◆ RAW DATA ◆
+ + + + + + +
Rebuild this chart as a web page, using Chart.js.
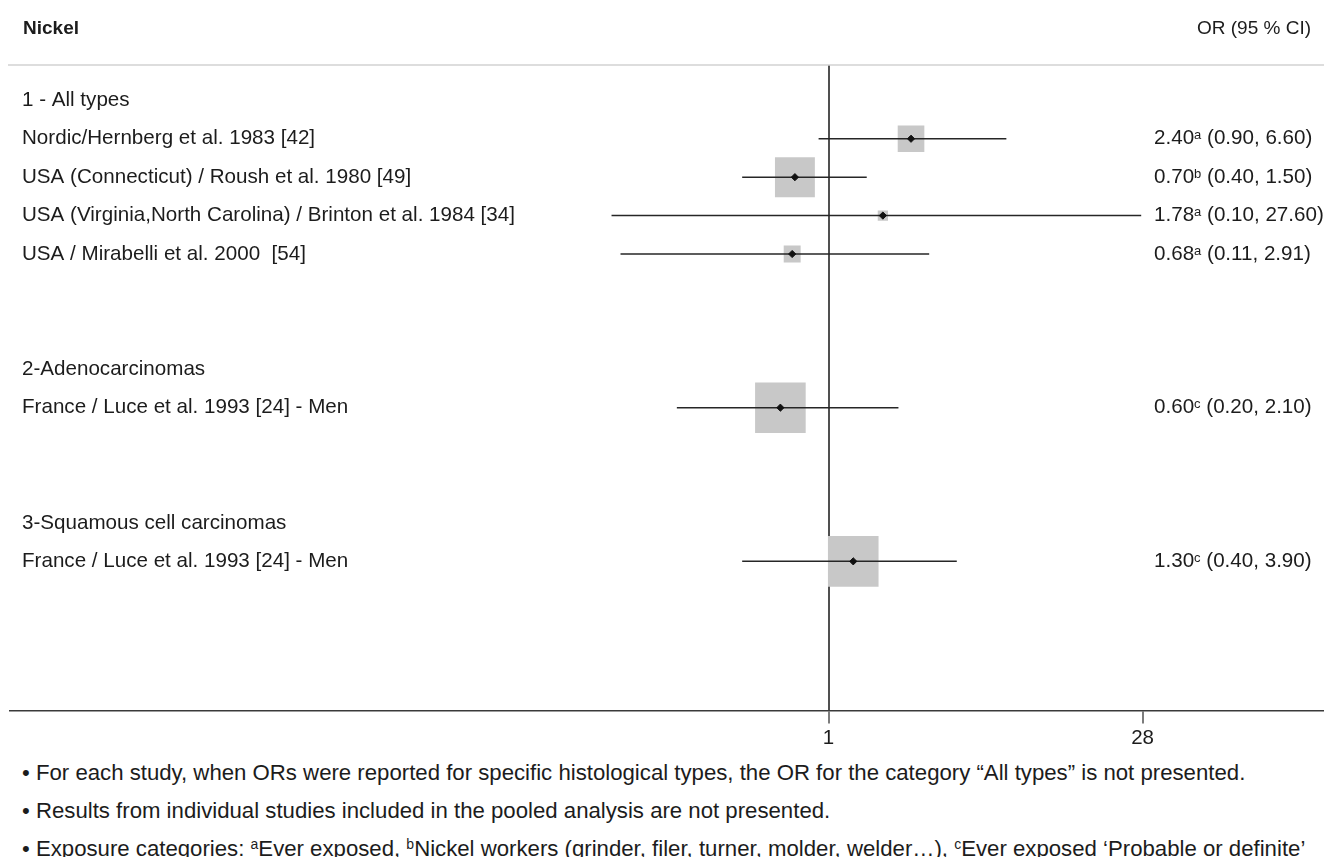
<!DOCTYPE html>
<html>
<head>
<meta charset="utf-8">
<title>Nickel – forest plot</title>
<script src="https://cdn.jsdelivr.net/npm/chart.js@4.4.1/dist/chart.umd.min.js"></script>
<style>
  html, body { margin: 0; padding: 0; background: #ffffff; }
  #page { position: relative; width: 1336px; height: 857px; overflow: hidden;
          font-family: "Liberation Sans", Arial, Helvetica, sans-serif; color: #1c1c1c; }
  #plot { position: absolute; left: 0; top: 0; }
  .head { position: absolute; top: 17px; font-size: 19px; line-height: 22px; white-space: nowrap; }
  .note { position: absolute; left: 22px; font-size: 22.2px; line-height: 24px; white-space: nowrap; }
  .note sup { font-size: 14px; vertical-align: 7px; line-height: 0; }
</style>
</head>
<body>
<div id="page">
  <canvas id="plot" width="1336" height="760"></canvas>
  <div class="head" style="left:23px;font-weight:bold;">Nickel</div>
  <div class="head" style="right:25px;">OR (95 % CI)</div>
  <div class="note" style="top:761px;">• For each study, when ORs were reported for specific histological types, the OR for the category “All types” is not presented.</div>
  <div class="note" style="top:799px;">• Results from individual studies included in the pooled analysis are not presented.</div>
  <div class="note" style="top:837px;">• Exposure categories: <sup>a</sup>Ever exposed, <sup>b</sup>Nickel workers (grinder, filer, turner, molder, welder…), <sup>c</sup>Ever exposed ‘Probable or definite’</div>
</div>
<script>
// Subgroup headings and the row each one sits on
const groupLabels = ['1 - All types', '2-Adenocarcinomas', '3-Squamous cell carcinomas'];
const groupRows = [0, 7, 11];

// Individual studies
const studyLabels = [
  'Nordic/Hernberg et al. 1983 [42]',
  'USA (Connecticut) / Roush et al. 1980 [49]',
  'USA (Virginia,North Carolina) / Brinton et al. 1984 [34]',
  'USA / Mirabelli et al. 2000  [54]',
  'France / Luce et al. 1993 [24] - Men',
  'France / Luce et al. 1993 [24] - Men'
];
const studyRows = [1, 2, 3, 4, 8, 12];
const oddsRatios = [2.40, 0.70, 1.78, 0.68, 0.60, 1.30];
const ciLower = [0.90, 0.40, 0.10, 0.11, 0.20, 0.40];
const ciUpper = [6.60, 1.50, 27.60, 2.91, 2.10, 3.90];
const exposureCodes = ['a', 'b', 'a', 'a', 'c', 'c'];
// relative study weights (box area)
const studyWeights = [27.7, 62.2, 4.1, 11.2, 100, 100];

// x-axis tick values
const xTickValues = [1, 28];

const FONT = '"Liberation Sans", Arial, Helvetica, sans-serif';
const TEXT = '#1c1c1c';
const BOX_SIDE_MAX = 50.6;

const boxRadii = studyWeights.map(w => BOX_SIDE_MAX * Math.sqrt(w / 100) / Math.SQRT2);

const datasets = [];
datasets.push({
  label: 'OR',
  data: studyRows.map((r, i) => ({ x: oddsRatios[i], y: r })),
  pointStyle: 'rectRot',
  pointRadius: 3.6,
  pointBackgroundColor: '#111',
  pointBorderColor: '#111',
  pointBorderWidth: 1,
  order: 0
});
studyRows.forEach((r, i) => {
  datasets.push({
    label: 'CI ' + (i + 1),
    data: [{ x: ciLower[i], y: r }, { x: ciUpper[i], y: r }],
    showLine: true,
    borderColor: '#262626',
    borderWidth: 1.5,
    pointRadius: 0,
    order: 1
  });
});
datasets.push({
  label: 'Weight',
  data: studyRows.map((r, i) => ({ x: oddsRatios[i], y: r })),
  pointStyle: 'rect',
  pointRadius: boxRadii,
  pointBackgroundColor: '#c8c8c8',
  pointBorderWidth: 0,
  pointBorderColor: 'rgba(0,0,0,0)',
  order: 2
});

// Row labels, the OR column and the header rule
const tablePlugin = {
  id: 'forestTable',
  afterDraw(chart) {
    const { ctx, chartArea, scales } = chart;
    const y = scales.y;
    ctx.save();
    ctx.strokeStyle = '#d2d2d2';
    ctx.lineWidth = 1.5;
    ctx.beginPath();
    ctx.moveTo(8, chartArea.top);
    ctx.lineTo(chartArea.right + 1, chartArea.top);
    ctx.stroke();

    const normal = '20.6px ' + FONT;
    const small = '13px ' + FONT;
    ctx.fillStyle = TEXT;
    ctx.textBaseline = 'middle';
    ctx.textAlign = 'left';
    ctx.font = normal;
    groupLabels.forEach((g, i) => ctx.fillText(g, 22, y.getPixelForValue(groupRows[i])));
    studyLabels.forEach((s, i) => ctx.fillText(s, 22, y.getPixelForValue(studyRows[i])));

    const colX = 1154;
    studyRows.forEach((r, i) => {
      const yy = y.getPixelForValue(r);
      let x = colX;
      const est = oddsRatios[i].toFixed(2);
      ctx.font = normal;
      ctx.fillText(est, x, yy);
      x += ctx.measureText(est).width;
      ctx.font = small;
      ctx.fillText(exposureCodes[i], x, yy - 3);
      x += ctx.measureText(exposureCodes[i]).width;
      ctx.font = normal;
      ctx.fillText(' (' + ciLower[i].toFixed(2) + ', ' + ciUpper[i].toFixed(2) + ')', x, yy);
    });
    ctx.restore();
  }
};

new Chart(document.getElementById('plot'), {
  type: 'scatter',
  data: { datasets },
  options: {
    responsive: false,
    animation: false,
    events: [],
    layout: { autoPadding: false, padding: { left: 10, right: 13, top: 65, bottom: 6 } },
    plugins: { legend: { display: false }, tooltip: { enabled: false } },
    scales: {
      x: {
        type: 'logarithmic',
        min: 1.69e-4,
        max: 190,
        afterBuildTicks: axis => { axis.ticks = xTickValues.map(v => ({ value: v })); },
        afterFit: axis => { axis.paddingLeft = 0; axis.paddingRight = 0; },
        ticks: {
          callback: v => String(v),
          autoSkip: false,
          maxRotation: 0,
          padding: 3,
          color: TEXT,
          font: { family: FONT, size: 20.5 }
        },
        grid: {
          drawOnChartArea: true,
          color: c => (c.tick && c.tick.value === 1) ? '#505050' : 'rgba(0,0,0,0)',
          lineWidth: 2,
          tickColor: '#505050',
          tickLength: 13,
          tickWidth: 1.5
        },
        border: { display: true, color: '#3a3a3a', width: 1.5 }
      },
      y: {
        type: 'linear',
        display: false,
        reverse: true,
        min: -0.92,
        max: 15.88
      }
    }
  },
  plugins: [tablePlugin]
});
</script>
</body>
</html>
+ + + + + + +
◆ WRITTEN EXERCISE ◆
Leave the pictures out and output the rest of the listing exactly.

◆ EXPECTED ANSWER ◆
Rebuild this chart as a web page, using Chart.js.
<!DOCTYPE html>
<html>
<head>
<meta charset="utf-8">
<title>Nickel – forest plot</title>
<script src="https://cdn.jsdelivr.net/npm/chart.js@4.4.1/dist/chart.umd.min.js"></script>
<style>
  html, body { margin: 0; padding: 0; background: #ffffff; }
  #page { position: relative; width: 1336px; height: 857px; overflow: hidden;
          font-family: "Liberation Sans", Arial, Helvetica, sans-serif; color: #1c1c1c; }
  #plot { position: absolute; left: 0; top: 0; }
  .head { position: absolute; top: 17px; font-size: 19px; line-height: 22px; white-space: nowrap; }
  .note { position: absolute; left: 22px; font-size: 22.2px; line-height: 24px; white-space: nowrap; }
  .note sup { font-size: 14px; vertical-align: 7px; line-height: 0; }
</style>
</head>
<body>
<div id="page">
  <canvas id="plot" width="1336" height="760"></canvas>
  <div class="head" style="left:23px;font-weight:bold;">Nickel</div>
  <div class="head" style="right:25px;">OR (95 % CI)</div>
  <div class="note" style="top:761px;">• For each study, when ORs were reported for specific histological types, the OR for the category “All types” is not presented.</div>
  <div class="note" style="top:799px;">• Results from individual studies included in the pooled analysis are not presented.</div>
  <div class="note" style="top:837px;">• Exposure categories: <sup>a</sup>Ever exposed, <sup>b</sup>Nickel workers (grinder, filer, turner, molder, welder…), <sup>c</sup>Ever exposed ‘Probable or definite’</div>
</div>
<script>
// Subgroup headings and the row each one sits on
const groupLabels = ['1 - All types', '2-Adenocarcinomas', '3-Squamous cell carcinomas'];
const groupRows = [0, 7, 11];

// Individual studies
const studyLabels = [
  'Nordic/Hernberg et al. 1983 [42]',
  'USA (Connecticut) / Roush et al. 1980 [49]',
  'USA (Virginia,North Carolina) / Brinton et al. 1984 [34]',
  'USA / Mirabelli et al. 2000  [54]',
  'France / Luce et al. 1993 [24] - Men',
  'France / Luce et al. 1993 [24] - Men'
];
const studyRows = [1, 2, 3, 4, 8, 12];
const oddsRatios = [2.40, 0.70, 1.78, 0.68, 0.60, 1.30];
const ciLower = [0.90, 0.40, 0.10, 0.11, 0.20, 0.40];
const ciUpper = [6.60, 1.50, 27.60, 2.91, 2.10, 3.90];
const exposureCodes = ['a', 'b', 'a', 'a', 'c', 'c'];
// relative study weights (box area)
const studyWeights = [27.7, 62.2, 4.1, 11.2, 100, 100];

// x-axis tick values
const xTickValues = [1, 28];

const FONT = '"Liberation Sans", Arial, Helvetica, sans-serif';
const TEXT = '#1c1c1c';
const BOX_SIDE_MAX = 50.6;

const boxRadii = studyWeights.map(w => BOX_SIDE_MAX * Math.sqrt(w / 100) / Math.SQRT2);

const datasets = [];
datasets.push({
  label: 'OR',
  data: studyRows.map((r, i) => ({ x: oddsRatios[i], y: r })),
  pointStyle: 'rectRot',
  pointRadius: 3.6,
  pointBackgroundColor: '#111',
  pointBorderColor: '#111',
  pointBorderWidth: 1,
  order: 0
});
studyRows.forEach((r, i) => {
  datasets.push({
    label: 'CI ' + (i + 1),
    data: [{ x: ciLower[i], y: r }, { x: ciUpper[i], y: r }],
    showLine: true,
    borderColor: '#262626',
    borderWidth: 1.5,
    pointRadius: 0,
    order: 1
  });
});
datasets.push({
  label: 'Weight',
  data: studyRows.map((r, i) => ({ x: oddsRatios[i], y: r })),
  pointStyle: 'rect',
  pointRadius: boxRadii,
  pointBackgroundColor: '#c8c8c8',
  pointBorderWidth: 0,
  pointBorderColor: 'rgba(0,0,0,0)',
  order: 2
});

// Row labels, the OR column and the header rule
const tablePlugin = {
  id: 'forestTable',
  afterDraw(chart) {
    const { ctx, chartArea, scales } = chart;
    const y = scales.y;
    ctx.save();
    ctx.strokeStyle = '#d2d2d2';
    ctx.lineWidth = 1.5;
    ctx.beginPath();
    ctx.moveTo(8, chartArea.top);
    ctx.lineTo(chartArea.right + 1, chartArea.top);
    ctx.stroke();

    const normal = '20.6px ' + FONT;
    const small = '13px ' + FONT;
    ctx.fillStyle = TEXT;
    ctx.textBaseline = 'middle';
    ctx.textAlign = 'left';
    ctx.font = normal;
    groupLabels.forEach((g, i) => ctx.fillText(g, 22, y.getPixelForValue(groupRows[i])));
    studyLabels.forEach((s, i) => ctx.fillText(s, 22, y.getPixelForValue(studyRows[i])));

    const colX = 1154;
    studyRows.forEach((r, i) => {
      const yy = y.getPixelForValue(r);
      let x = colX;
      const est = oddsRatios[i].toFixed(2);
      ctx.font = normal;
      ctx.fillText(est, x, yy);
      x += ctx.measureText(est).width;
      ctx.font = small;
      ctx.fillText(exposureCodes[i], x, yy - 3);
      x += ctx.measureText(exposureCodes[i]).width;
      ctx.font = normal;
      ctx.fillText(' (' + ciLower[i].toFixed(2) + ', ' + ciUpper[i].toFixed(2) + ')', x, yy);
    });
    ctx.restore();
  }
};

new Chart(document.getElementById('plot'), {
  type: 'scatter',
  data: { datasets },
  options: {
    responsive: false,
    animation: false,
    events: [],
    layout: { autoPadding: false, padding: { left: 10, right: 13, top: 65, bottom: 6 } },
    plugins: { legend: { display: false }, tooltip: { enabled: false } },
    scales: {
      x: {
        type: 'logarithmic',
        min: 1.69e-4,
        max: 190,
        afterBuildTicks: axis => { axis.ticks = xTickValues.map(v => ({ value: v })); },
        afterFit: axis => { axis.paddingLeft = 0; axis.paddingRight = 0; },
        ticks: {
          callback: v => String(v),
          autoSkip: false,
          maxRotation: 0,
          padding: 3,
          color: TEXT,
          font: { family: FONT, size: 20.5 }
        },
        grid: {
          drawOnChartArea: true,
          color: c => (c.tick && c.tick.value === 1) ? '#505050' : 'rgba(0,0,0,0)',
          lineWidth: 2,
          tickColor: '#505050',
          tickLength: 13,
          tickWidth: 1.5
        },
        border: { display: true, color: '#3a3a3a', width: 1.5 }
      },
      y: {
        type: 'linear',
        display: false,
        reverse: true,
        min: -0.92,
        max: 15.88
      }
    }
  },
  plugins: [tablePlugin]
});
</script>
</body>
</html>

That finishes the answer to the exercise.